California’s redistricting ballot measure has potential long-term consequences for congressional representation. Redrawing the lines that define districts affects partisan advantage for the next decade, altering which voters are represented collectively and how competitive federal races will be. The measure will be judged not just on immediate map outcomes but on its institutional approach to balancing community representation, legal thresholds and public transparency.
In Pennsylvania, the stakes reach into the judiciary. Governor Josh Shapiro has invested significant political capital to persuade voters to grant new 10-year terms to a trio of Democratic state Supreme Court justices. Those retention elections are consequential because state supreme courts frequently adjudicate disputes over redistricting, election law and criminal justice policy. High-profile executive involvement in retention campaigns raises questions about the politicization of judicial confirmations and the long-term independence of state courts.

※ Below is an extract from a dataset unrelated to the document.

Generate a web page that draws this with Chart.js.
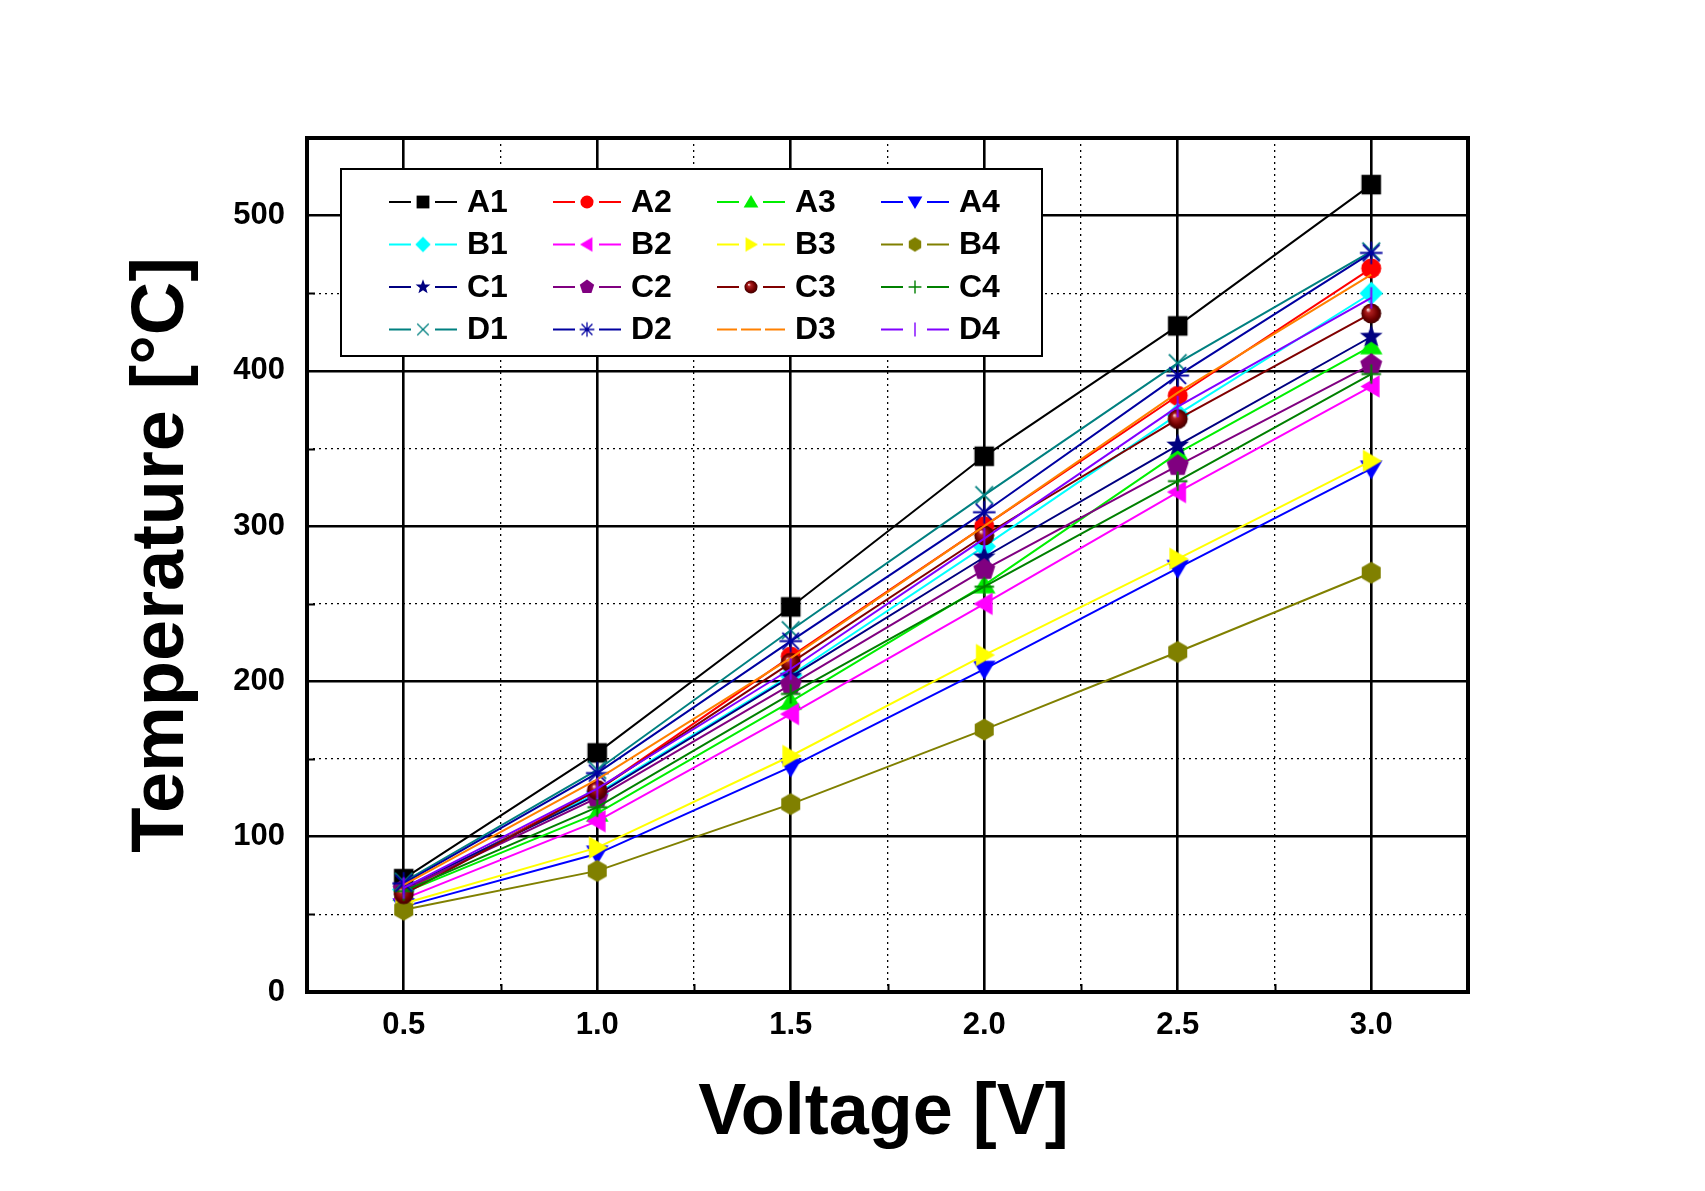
<!DOCTYPE html>
<html>
<head>
<meta charset="utf-8">
<script src="https://cdn.jsdelivr.net/npm/chart.js@4.4.0/dist/chart.umd.min.js"></script>
<style>
html,body{margin:0;padding:0;background:#ffffff;}
canvas{display:block;}
</style>
</head>
<body>
<canvas id="c" width="1705" height="1191" style="width:1705px;height:1191px"></canvas>
<script>
// ---------------- data ----------------
const voltages = [0.5, 1.0, 1.5, 2.0, 2.5, 3.0];
const seriesNames = ['A1','A2','A3','A4','B1','B2','B3','B4','C1','C2','C3','C4','D1','D2','D3','D4'];
const A1 = [73, 154, 248, 345, 429, 520];
const A2 = [65, 130, 216, 300, 384, 466];
const A3 = [64, 115, 187, 262, 347, 416];
const A4 = [55, 89, 145, 208, 273, 337];
const B1 = [66, 128, 204, 287, 372, 450];
const B2 = [60, 110, 179, 250, 322, 390];
const B3 = [57, 93, 152, 217, 279, 342];
const B4 = [53, 78, 121, 169, 219, 270];
const C1 = [67, 127, 203, 280, 352, 422];
const C2 = [66, 125, 198, 272, 339, 404];
const C3 = [63, 130, 212, 294, 369, 437];
const C4 = [65, 119, 192, 261, 329, 398];
const D1 = [71, 143, 233, 320, 405, 477];
const D2 = [70, 141, 226, 309, 397, 476];
const D3 = [69, 137, 215, 300, 386, 462];
const D4 = [67, 131, 208, 292, 377, 447];
const seriesValues = [A1,A2,A3,A4,B1,B2,B3,B4,C1,C2,C3,C4,D1,D2,D3,D4];

const xMajorTicks = [0.5, 1.0, 1.5, 2.0, 2.5, 3.0];
const xMinorTicks = [0.75, 1.25, 1.75, 2.25, 2.75];
const yMajorTicks = [0, 100, 200, 300, 400, 500];
const yMinorTicks = [50, 150, 250, 350, 450];
const xTitle = 'Voltage [V]';
const yTitle = 'Temperature [°C]';

// ---------------- styles ----------------
const seriesColors = ['#000000','#FF0000','#00EE00','#0000FF','#00FFFF','#FF00FF','#FFFF00','#808000',
                      '#000080','#800080','#800000','#008000','#008080','#0000A0','#FF8000','#8000FF'];
const seriesShapes = ['square','circle','triUp','triDown','diamond','triLeft','triRight','hexagon',
                      'star','pentagon','sphere','plus','cross','asterisk','none','vbar'];

const FONT = '"Liberation Sans", Arial, Helvetica, sans-serif';

function makeMarker(shape, color, r) {
  const size = Math.ceil(2 * r * 1.35 + 6);
  const c = document.createElement('canvas');
  c.width = size; c.height = size;
  const g = c.getContext('2d');
  g.translate(size / 2, size / 2);
  g.fillStyle = color; g.strokeStyle = color; g.lineCap = 'butt';
  const poly = pts => { g.beginPath(); pts.forEach(([x, y], i) => i ? g.lineTo(x, y) : g.moveTo(x, y)); g.closePath(); g.fill(); };
  const reg = (n, rad, rot) => { const p = []; for (let i = 0; i < n; i++) { const a = rot + i * 2 * Math.PI / n; p.push([rad * Math.cos(a), rad * Math.sin(a)]); } return p; };
  const lw = Math.max(1.4, r * 0.2);
  switch (shape) {
    case 'square': g.fillRect(-r, -r, 2 * r, 2 * r); break;
    case 'circle': g.beginPath(); g.arc(0, 0, r * 1.02, 0, 2 * Math.PI); g.fill(); break;
    case 'triUp': poly([[0, -r * 1.1], [r * 1.15, r * 0.85], [-r * 1.15, r * 0.85]]); break;
    case 'triDown': poly([[0, r * 1.1], [r * 1.15, -r * 0.85], [-r * 1.15, -r * 0.85]]); break;
    case 'triLeft': poly([[-r * 1.1, 0], [r * 0.85, -r * 1.15], [r * 0.85, r * 1.15]]); break;
    case 'triRight': poly([[r * 1.1, 0], [-r * 0.85, -r * 1.15], [-r * 0.85, r * 1.15]]); break;
    case 'diamond': poly([[0, -r * 1.2], [r * 1.2, 0], [0, r * 1.2], [-r * 1.2, 0]]); break;
    case 'hexagon': poly(reg(6, r * 1.12, -Math.PI / 2)); break;
    case 'pentagon': poly(reg(5, r * 1.18, -Math.PI / 2)); break;
    case 'star': {
      const p = [];
      for (let i = 0; i < 10; i++) { const a = -Math.PI / 2 + i * Math.PI / 5; const rr = i % 2 ? r * 0.5 : r * 1.22; p.push([rr * Math.cos(a), rr * Math.sin(a)]); }
      poly(p); break;
    }
    case 'sphere': {
      const gr = g.createRadialGradient(-r * 0.35, -r * 0.4, r * 0.05, 0, 0, r * 1.02);
      gr.addColorStop(0, '#f6d0d0'); gr.addColorStop(0.22, '#b02020'); gr.addColorStop(0.7, '#700000'); gr.addColorStop(1, '#400000');
      g.fillStyle = gr; g.beginPath(); g.arc(0, 0, r * 1.02, 0, 2 * Math.PI); g.fill(); break;
    }
    case 'plus': g.lineWidth = lw; g.beginPath(); g.moveTo(-r, 0); g.lineTo(r, 0); g.moveTo(0, -r); g.lineTo(0, r); g.stroke(); break;
    case 'cross': { const d = r * 0.9; g.lineWidth = lw * 0.9; g.beginPath(); g.moveTo(-d, -d); g.lineTo(d, d); g.moveTo(d, -d); g.lineTo(-d, d); g.stroke(); break; }
    case 'asterisk': {
      const d = r * 0.85, q = r * 1.15; g.lineWidth = lw * 0.9; g.beginPath();
      g.moveTo(-d, -d); g.lineTo(d, d); g.moveTo(d, -d); g.lineTo(-d, d);
      g.moveTo(0, -q); g.lineTo(0, q); g.moveTo(-q, 0); g.lineTo(q, 0); g.stroke(); break;
    }
    case 'vbar': g.lineWidth = lw; g.beginPath(); g.moveTo(0, -r * 1.1); g.lineTo(0, r * 1.1); g.stroke(); break;
    default: break;
  }
  return c;
}

const plotMarkers = seriesShapes.map((s, i) => makeMarker(s, seriesColors[i], 9.8));
const legendMarkers = seriesShapes.map((s, i) => makeMarker(s, seriesColors[i], 6.4));

const near = (a, b) => Math.abs(a - b) < 1e-6;
const isMajorX = v => xMajorTicks.some(t => near(t, v));
const isMajorY = v => yMajorTicks.some(t => near(t, v));

const datasets = seriesNames.map((name, i) => ({
  label: name,
  data: voltages.map((v, k) => ({ x: v, y: seriesValues[i][k] })),
  borderColor: seriesColors[i],
  backgroundColor: seriesColors[i],
  borderWidth: 2,
  tension: 0,
  fill: false,
  pointStyle: seriesShapes[i] === 'none' ? false : plotMarkers[i],
  pointRadius: seriesShapes[i] === 'none' ? 0 : 9,
  pointHoverRadius: seriesShapes[i] === 'none' ? 0 : 9,
  order: seriesNames.length - i
}));

// ---------------- decorations plugin ----------------
const decor = {
  id: 'decor',
  afterDraw(chart) {
    const ctx = chart.ctx;
    const { left, right, top, bottom } = chart.chartArea;
    const xs = chart.scales.x, ys = chart.scales.y;
    ctx.save();
    // minor inward ticks
    ctx.strokeStyle = '#000'; ctx.lineWidth = 2;
    ctx.beginPath();
    xMinorTicks.forEach(v => { const x = Math.round(xs.getPixelForValue(v)) + 0.5; ctx.moveTo(x, bottom); ctx.lineTo(x, bottom - 8); });
    yMinorTicks.forEach(v => { const y = Math.round(ys.getPixelForValue(v)) + 0.5; ctx.moveTo(left, y); ctx.lineTo(left + 8, y); });
    ctx.stroke();
    // frame
    ctx.lineWidth = 4;
    ctx.strokeRect(left, top, right - left, bottom - top);

    // legend
    const lx = 341, ly = 169, lw = 701, lh = 187;
    ctx.fillStyle = '#fff';
    ctx.fillRect(lx, ly, lw, lh);
    ctx.lineWidth = 2; ctx.strokeStyle = '#000';
    ctx.strokeRect(lx, ly, lw, lh);
    const cols = [389, 553, 717, 881];
    const rows = [202, 244.5, 287, 329.5];
    seriesNames.forEach((name, i) => {
      const x0 = cols[i % 4], y = rows[Math.floor(i / 4)];
      ctx.strokeStyle = seriesColors[i]; ctx.lineWidth = 2.2;
      ctx.beginPath();
      if (seriesShapes[i] === 'none') {
        ctx.moveTo(x0, y); ctx.lineTo(x0 + 20, y);
        ctx.moveTo(x0 + 24, y); ctx.lineTo(x0 + 44, y);
        ctx.moveTo(x0 + 48, y); ctx.lineTo(x0 + 68, y);
      } else {
        ctx.moveTo(x0, y); ctx.lineTo(x0 + 22, y);
        ctx.moveTo(x0 + 46, y); ctx.lineTo(x0 + 68, y);
      }
      ctx.stroke();
      const m = legendMarkers[i];
      if (seriesShapes[i] !== 'none') ctx.drawImage(m, x0 + 34 - m.width / 2, y - m.height / 2);
      ctx.fillStyle = '#000';
      ctx.font = 'bold 32px ' + FONT;
      ctx.textAlign = 'left'; ctx.textBaseline = 'middle';
      ctx.fillText(name, x0 + 78, y + 1);
    });

    // axis titles
    ctx.fillStyle = '#000';
    ctx.font = 'bold 72px ' + FONT;
    ctx.textAlign = 'center'; ctx.textBaseline = 'alphabetic';
    ctx.fillText(xTitle, (left + right) / 2 - 4, 1134);
    ctx.save();
    ctx.translate(183, 555);
    ctx.rotate(-Math.PI / 2);
    ctx.font = 'bold 74px ' + FONT;
    ctx.fillText(yTitle, 0, 0);
    ctx.restore();
    ctx.restore();
  }
};

Chart.defaults.font.family = FONT;
Chart.defaults.color = '#000';

new Chart(document.getElementById('c').getContext('2d'), {
  type: 'line',
  data: { datasets },
  plugins: [decor],
  options: {
    responsive: false,
    devicePixelRatio: 1,
    animation: false,
    events: [],
    layout: { padding: { left: 0, top: 138, right: 237, bottom: 0 } },
    plugins: { legend: { display: false }, tooltip: { enabled: false }, title: { display: false } },
    scales: {
      x: {
        type: 'linear', position: 'bottom', min: 0.25, max: 3.25,
        afterBuildTicks: s => { s.ticks = xMajorTicks.concat(xMinorTicks).sort((a, b) => a - b).map(v => ({ value: v })); },
        afterFit: s => { s.height = 199; },
        ticks: {
          autoSkip: false, maxRotation: 0, minRotation: 0, padding: 15, color: '#000',
          font: { size: 31, weight: 'bold' },
          callback: v => isMajorX(v) ? Number(v).toFixed(1) : ''
        },
        grid: {
          color: '#000', drawTicks: false,
          lineWidth: c => (c.tick && isMajorX(c.tick.value)) ? 2.6 : 1.3
        },
        border: { display: false, dash: c => (c.tick && !isMajorX(c.tick.value)) ? [2, 4] : [] }
      },
      y: {
        type: 'linear', position: 'left', min: 0, max: 550,
        afterBuildTicks: s => { s.ticks = yMajorTicks.concat(yMinorTicks).sort((a, b) => a - b).map(v => ({ value: v })); },
        afterFit: s => { s.width = 307; },
        ticks: {
          autoSkip: false, padding: 22, color: '#000',
          font: { size: 31, weight: 'bold' },
          callback: v => isMajorY(v) ? String(v) : ''
        },
        grid: {
          color: '#000', drawTicks: false,
          lineWidth: c => (c.tick && isMajorY(c.tick.value)) ? 2.6 : 1.3
        },
        border: { display: false, dash: c => (c.tick && !isMajorY(c.tick.value)) ? [2, 4] : [] }
      }
    }
  }
});
</script>
</body>
</html>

Beyond party control, Election Day 2025 will illuminate how civic engagement strategies operate under varied electoral tempos. Organizers and party machines are testing whether turnout infrastructure built for special elections scales to larger electorates and whether messages that mobilized core supporters can attract moderate or infrequent voters. The results will inform resource allocation and messaging in subsequent national cycles.
Ultimately, voters will determine immediate policy directions and the institutional contours that govern politics for years. Election Day 2025 is less a single headline than a series of interconnected experiments in turnout, institutional accountability and the durability of partisan advantages.